Andrew Left, the outspoken short seller behind Citron Research, is headed to a criminal trial in Los Angeles on charges that he used social media to manipulate stock prices and pocket more than $16 million in illicit profits. Jury selection is set to begin May 11, 2026.

Federal prosecutors allege that Left ran a scheme from 2018 to 2023 in which he published misleading stock recommendations on social media, then traded against his own publicly stated positions to generate quick profits. The Department of Justice indicted Left on July 25, 2024, on multiple counts of securities fraud and making false statements. If convicted on all counts, he faces up to 25 years in prison.

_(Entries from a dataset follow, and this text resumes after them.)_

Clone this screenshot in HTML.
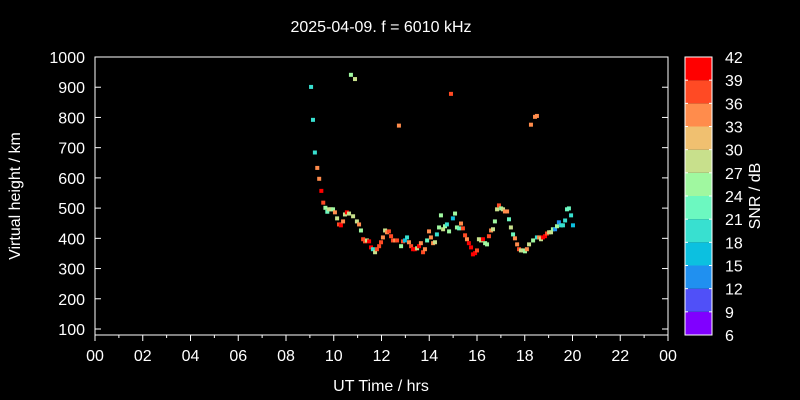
<!DOCTYPE html>
<html><head><meta charset="utf-8"><style>
body{margin:0;background:#000;width:800px;height:400px;overflow:hidden}
svg{display:block;font-family:"Liberation Sans",sans-serif}
</style></head><body>
<svg id="chart" width="800" height="400" viewBox="0 0 800 400">
<rect width="800" height="400" fill="#000"/>
<text x="381" y="32" fill="#fff" font-size="16" text-anchor="middle">2025-04-09. f = 6010 kHz</text>
<text x="381" y="391" fill="#fff" font-size="16" text-anchor="middle">UT Time / hrs</text>
<text transform="translate(20,196) rotate(-90)" fill="#fff" font-size="16" text-anchor="middle">Virtual height / km</text>
<text transform="translate(760,196) rotate(-90)" fill="#fff" font-size="16" text-anchor="middle">SNR / dB</text>
<g id="axes"></g>
<g id="points"></g>
<g id="cbar"></g>
</svg>
<script>
const hours=[9.05,9.13,9.21,9.31,9.39,9.48,9.56,9.65,9.73,9.80,9.88,9.97,10.05,10.14,10.22,10.30,10.39,10.47,10.55,10.64,10.72,10.81,10.89,10.97,11.06,11.14,11.23,11.31,11.39,11.48,11.56,11.64,11.73,11.81,11.90,11.98,12.06,12.15,12.23,12.31,12.40,12.48,12.57,12.65,12.73,12.82,12.90,12.98,13.07,13.15,13.24,13.32,13.40,13.49,13.57,13.65,13.74,13.82,13.91,13.99,14.07,14.16,14.24,14.32,14.41,14.49,14.58,14.66,14.74,14.83,14.91,14.99,15.08,15.16,15.25,15.33,15.41,15.50,15.58,15.66,15.75,15.83,15.92,16.00,16.08,16.17,16.25,16.34,16.42,16.50,16.59,16.67,16.75,16.84,16.92,17.01,17.09,17.17,17.26,17.34,17.42,17.51,17.59,17.68,17.76,17.84,17.93,18.01,18.09,18.18,18.26,18.35,18.43,18.51,18.51,18.60,18.68,18.76,18.85,18.93,19.02,19.10,19.18,19.27,19.35,19.43,19.52,19.60,19.69,19.77,19.85,19.94,20.02];
const heights=[901,792,684,633,597,557,518,501,488,496,496,496,486,466,446,443,456,479,486,482,941,473,927,456,446,426,397,390,393,390,370,364,354,364,374,387,403,426,420,423,407,393,393,393,773,374,390,393,403,387,374,364,364,367,374,384,354,364,393,423,403,384,387,413,436,476,430,440,446,423,878,466,482,436,433,449,433,410,397,384,370,347,351,360,397,393,397,384,380,407,426,430,456,496,509,499,496,489,489,463,436,413,400,380,364,360,360,357,364,380,776,393,802,805,403,403,397,403,407,416,420,420,430,430,440,453,443,443,459,496,499,476,443];
const snr=[18,18,18,33,33,39,36,24,21,27,27,24,33,27,36,39,33,27,42,27,24,27,27,27,33,24,36,36,27,42,42,18,27,36,36,36,33,27,33,36,36,36,33,36,33,24,36,15,18,33,36,39,42,27,39,33,36,33,21,33,33,33,27,18,24,24,27,24,18,24,36,15,24,24,21,33,36,36,33,39,42,42,39,36,27,27,39,24,24,36,33,27,24,27,36,24,27,33,33,21,27,21,33,33,36,27,27,24,33,27,33,24,33,33,18,33,27,39,42,36,27,27,24,12,24,12,18,18,18,21,21,18,15];
const snrLevels=[6,9,12,15,18,21,24,27,30,33,36,39,42];
const binColors=["#8000ff","#5050f8","#2090f0","#0cc0e0","#38e0d0","#6cf8c0","#a0f8a0","#c8e08c","#f0c070","#ff8c4c","#ff4a24","#ff0000"];
const xTicks=["00","02","04","06","08","10","12","14","16","18","20","22","00"];
const yTicks=[100,200,300,400,500,600,700,800,900,1000];
const NS="http://www.w3.org/2000/svg";
const L=95,R=668,T=57,B=335;
const xs=h=>L+h/24*(R-L);
const ys=v=>329-(v-100)*(272/900);
function mk(tag,attrs,parent){const e=document.createElementNS(NS,tag);for(const k in attrs)e.setAttribute(k,attrs[k]);parent.appendChild(e);return e;}
const ax=document.getElementById('axes');
const fr=mk('rect',{x:L,y:T,width:R-L,height:B-T,fill:'none',stroke:'#fff','stroke-width':1},ax);


for(let h=0;h<=24;h++){
  const x=xs(h);
  mk('line',{x1:x,y1:B,x2:x,y2:B+(h%2?3:6),stroke:'#fff'},ax);
  if(h%2===0){
    const t=mk('text',{x:x,y:B+26,fill:'#fff','font-size':16,'text-anchor':'middle'},ax);
    
    
    t.textContent=xTicks[h/2];
  }
}
yTicks.forEach(v=>{
  const y=ys(v);
  mk('line',{x1:L,y1:y,x2:L+6,y2:y,stroke:'#fff'},ax);
  mk('line',{x1:R,y1:y,x2:R-6,y2:y,stroke:'#fff'},ax);
  const t=mk('text',{x:L-10,y:y+6,fill:'#fff','font-size':16,'text-anchor':'end'},ax);
  
  
  t.textContent=v;
});
function colorFor(s){let i=Math.floor((s-6)/3);if(i<0)i=0;if(i>11)i=11;return binColors[i];}
const pg=document.getElementById('points');
hours.forEach((h,i)=>{
  const r=mk('rect',{x:xs(h)-2,y:ys(heights[i])-2,width:4,height:4,fill:colorFor(snr[i])},pg);
  
  
});
const cb=document.getElementById('cbar');
const CL=685,CR=712,CT=57,CB=335;
const cy=s=>CB-(s-6)/36*(CB-CT);
for(let i=0;i<12;i++){
  const r=mk('rect',{x:CL,y:cy(snrLevels[i+1]),width:CR-CL,height:cy(snrLevels[i])-cy(snrLevels[i+1]),fill:binColors[i]},cb);
  
  
}
mk('rect',{x:CL,y:CT,width:CR-CL,height:CB-CT,fill:'none',stroke:'#fff'},cb);
snrLevels.forEach(s=>{
  const y=cy(s);
  mk('line',{x1:CL,y1:y,x2:CL+3,y2:y,stroke:'#fff'},cb);
  mk('line',{x1:CR,y1:y,x2:CR-3,y2:y,stroke:'#fff'},cb);
  const t=mk('text',{x:725,y:y+6,fill:'#fff','font-size':16},cb);
  
  
  t.textContent=s;
});
</script>
</body></html>
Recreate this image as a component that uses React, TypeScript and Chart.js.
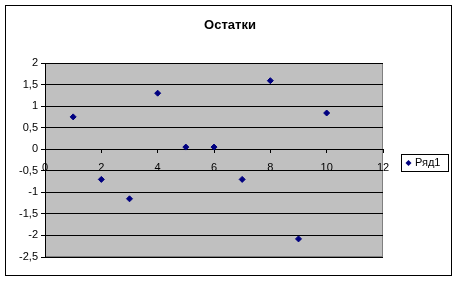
import React, { useEffect, useRef } from "react";
import { Chart, registerables } from "chart.js";

Chart.register(...registerables);

const chartTitle = "Остатки";
const seriesName = "Ряд1";
const xValues = [1, 2, 3, 4, 5, 6, 7, 8, 9, 10];
const residuals = [0.75, -0.7, -1.15, 1.3, 0.05, 0.05, -0.7, 1.59, -2.08, 0.84];
const yMin = -2.5;
const yMax = 2;
const yStep = 0.5;
const xMin = 0;
const xMax = 12;
const xStep = 2;

const FONT = "'Liberation Sans', Arial, sans-serif";
const fmt = (v: number) => String(Math.round(v * 10) / 10).replace(".", ",");

const decor = {
  id: "decor",
  beforeDraw(chart: any) {
    const { ctx, chartArea: a, width, height } = chart;
    ctx.save();
    ctx.fillStyle = "#ffffff";
    ctx.fillRect(0, 0, width, height);
    ctx.strokeStyle = "#000000";
    ctx.lineWidth = 1;
    ctx.strokeRect(5.5, 5.5, 446, 270);
    ctx.fillStyle = "#c0c0c0";
    ctx.fillRect(a.left, a.top, a.right - a.left, a.bottom - a.top);
    ctx.strokeStyle = "#808080";
    ctx.strokeRect(a.left + 0.5, a.top + 0.5, a.right - a.left - 1, a.bottom - a.top - 1);
    // title
    ctx.fillStyle = "#000";
    ctx.font = "bold 13px " + FONT;
    ctx.textAlign = "center";
    ctx.textBaseline = "middle";
    ctx.fillText(chartTitle, 230, 25);
    ctx.restore();
  },
  afterDraw(chart: any) {
    const { ctx } = chart;
    ctx.save();
    ctx.fillStyle = "#fff";
    ctx.fillRect(401, 154, 47, 17);
    ctx.strokeStyle = "#000";
    ctx.lineWidth = 1;
    ctx.strokeRect(401.5, 154.5, 47, 17);
    // marker
    ctx.fillStyle = "#000080";
    ctx.beginPath();
    const cx = 408.5, cy = 163;
    ctx.moveTo(cx, cy - 3);
    ctx.lineTo(cx + 3, cy);
    ctx.lineTo(cx, cy + 3);
    ctx.lineTo(cx - 3, cy);
    ctx.closePath();
    ctx.fill();
    ctx.fillStyle = "#000";
    ctx.font = "11px " + FONT;
    ctx.textAlign = "left";
    ctx.textBaseline = "middle";
    ctx.fillText(seriesName, 415, 163);
    ctx.restore();
  },
};

export default function App() {
  const ref = useRef<HTMLCanvasElement | null>(null);
  useEffect(() => {
    if (!ref.current) return;
    const chart = new Chart(ref.current, {
      type: "scatter",
      data: {
        datasets: [
          {
            label: seriesName,
            data: xValues.map((x, i) => ({ x, y: residuals[i] })),
            backgroundColor: "#000080",
            borderColor: "#000080",
            pointStyle: "rectRot",
            pointRadius: 3,
            pointHoverRadius: 3,
          },
        ],
      },
      options: {
        animation: false,
        responsive: false,
        events: [],
        layout: { padding: { left: 0, right: 75, top: 63, bottom: 25 } },
        plugins: { legend: { display: false }, title: { display: false }, tooltip: { enabled: false } },
        scales: {
          x: {
            type: "linear",
            min: xMin,
            max: xMax,
            position: { y: 0 } as any,
            grid: { drawOnChartArea: false, drawTicks: true, tickLength: 3, color: "#000" },
            border: { display: true, color: "#000" },
            ticks: {
              stepSize: xStep,
              color: "#000",
              font: { family: FONT, size: 11 },
              padding: 9,
              maxRotation: 0,
              callback: (v: any) => fmt(Number(v)),
            },
          },
          y: {
            type: "linear",
            min: yMin,
            max: yMax,
            afterFit: (s: any) => {
              s.width = 45;
            },
            grid: { drawOnChartArea: true, drawTicks: true, tickLength: 4, color: "#000" },
            border: { display: true, color: "#000" },
            ticks: {
              stepSize: yStep,
              color: "#000",
              font: { family: FONT, size: 11 },
              padding: 3,
              callback: (v: any) => fmt(Number(v)),
            },
          },
        },
      },
      plugins: [decor],
    });
    return () => chart.destroy();
  }, []);
  return (
    <div style={{ position: "fixed", left: 0, top: 0, width: 458, height: 282 }}>
      <canvas ref={ref} width={458} height={282} style={{ display: "block" }} />
    </div>
  );
}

The alleged playbook was straightforward but effective. Left would publish bold, attention-grabbing takes on popular stocks, including names like Nvidia, Tesla, and GameStop, companies with enormous retail followings and volatile price action. Prosecutors say Left then rapidly reversed his trading positions to capture the resulting price swings. Federal prosecutors claim Left also tipped off hedge funds before publishing his social media commentary, giving them a head start on trades. He allegedly received compensation for these advance alerts through fake invoices.

The SEC filed a parallel civil suit, claiming Left’s gains from the alleged manipulation totaled $20 million, slightly higher than the DOJ’s $16 million estimate.

Left has maintained that the charges are baseless, arguing his public commentary represented good faith analysis.

The core legal question: when does aggressive public stock analysis cross the line into market manipulation?